The Council's legal and moral responsibilities for children looked after under a Care Order

What is a corporate parent?

When a child is looked after by a local authority under a Care Order, the council becomes a corporate parent with legal and moral responsibility for that child.

While much of the day-to-day functioning of a council's corporate parenting responsibility is delegated to childcare professionals, including social workers, its elected members (councillors) all have an important role to play.

What responsibilities do councillors have?

As corporate parents all councillors have a collective responsibility to ensure that looked after children and care leavers can have the outcomes every good parent would want for their children.  This means ensuring they are safe and providing opportunities to help them achieve their potential. Corporate parents have responsibility for the child's education, training and employment, health, welfare, leisure, housing and cultural opportunities.

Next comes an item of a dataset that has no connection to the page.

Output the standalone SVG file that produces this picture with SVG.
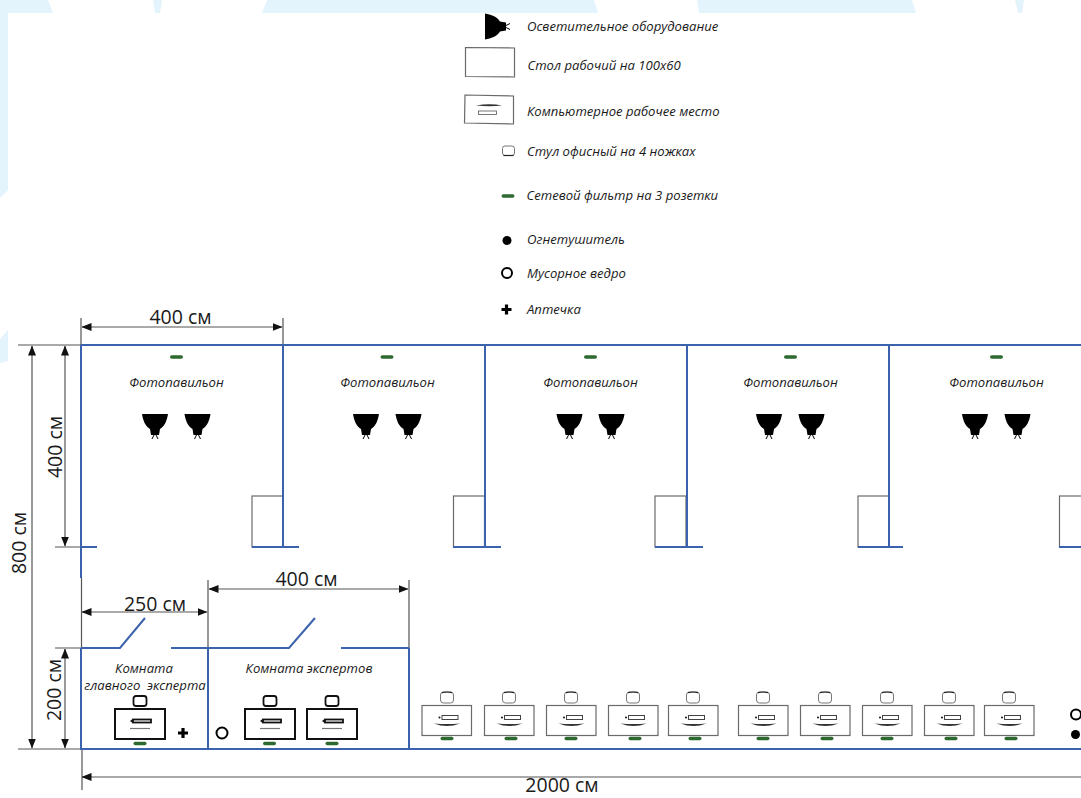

As corporate parents councillors should take into account the needs of those children who are looked after and the impact of any decisions that they and the council make.  Councillors may have particular opportunities to do this through their committee or Cabinet roles, as part of their Scrutiny responsibilities or through work as a school governor.  This can be done by asking questions about such things as:

  • How safe looked after children are
  • How well the local authority looks after them
  • How well looked after children are doing educationally
  • How the health needs of looked after children are being met
  • What is being done to support looked after children when they leave care

If this were my child...Opens new window  is a councillor's guide to being a good corporate parent to children in care and care leavers, produced by the Welsh Government. 

What is the role of the Corporate Parenting Forum?

Swansea's Corporate Parenting Forum is a group of councillors who have a lead role in promoting the role of corporate parenting within and outside the local authority and additional formal responsibilities relating to corporate parenting.  Its members have an in-depth understanding of the issues that affect looked after children and will champion their rights.  They review and monitor services and support for looked after children to ensure that outcomes are met and that there is a robust planning process. 

Forum members have direct contact with the children and young people in order to understand their views and what matters most to them, and support events involving looked after children.